The democratizing effect cannot be overstated. High-quality frontier models require substantial capital investment, creating barriers for mid-market companies and specialized use cases. T2 scaling laws prove you need not acquire or train massive models to achieve strong reasoning performance. Instead, you need strategic data curation and intelligent budget allocation. This shifts competitive advantage from simply having the largest budgets to having the smartest training and inference strategies.
For operations directors, this means evaluating AI initiatives differently. Rather than requesting approval for expensive large model licenses, teams can propose building internal capacity through data investment and computational efficiency. Marketing executives can develop superior personalization engines and customer experience systems without the premium pricing of frontier models.
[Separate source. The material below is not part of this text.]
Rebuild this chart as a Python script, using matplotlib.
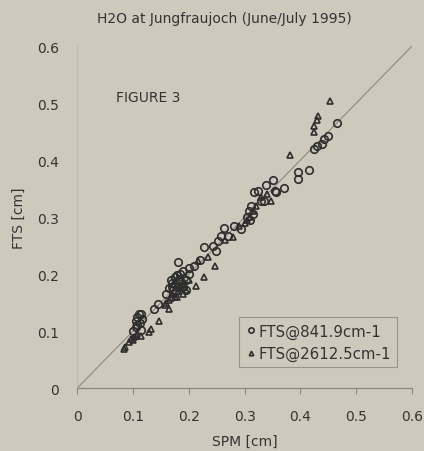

However, Roberts notes important caveats. Extreme overtraining approaches work best for reasoning-heavy rather than knowledge-heavy applications. Chat-based customer service systems may see less benefit than coding assistants or analytical decision tools. Additionally, aggressively overtrained models can become difficult to fine-tune, though research shows this effect remains weak enough that compute-optimal strategies still favor the compact model approach. Finally, teams pushing recommendations to extremes must remain aware of practical data limitations—the emerging "data wall" where high-quality training data becomes scarce.
Conclusion
Train-to-Test scaling laws represent a fundamental shift in how enterprises should think about AI economics. Rather than perpetually chasing larger models with larger budgets, forward-thinking organizations should embrace smaller, data-rich models paired with intelligent inference-time scaling. This approach makes sophisticated AI capabilities accessible to organizations without frontier-model budgets, reshapes where competitive advantages lie, and ultimately democratizes the ability to build powerful reasoning systems. For enterprises navigating AI investment decisions, T2 scaling laws provide a proven framework that turns AI reasoning from a budget constraint into a strategic advantage.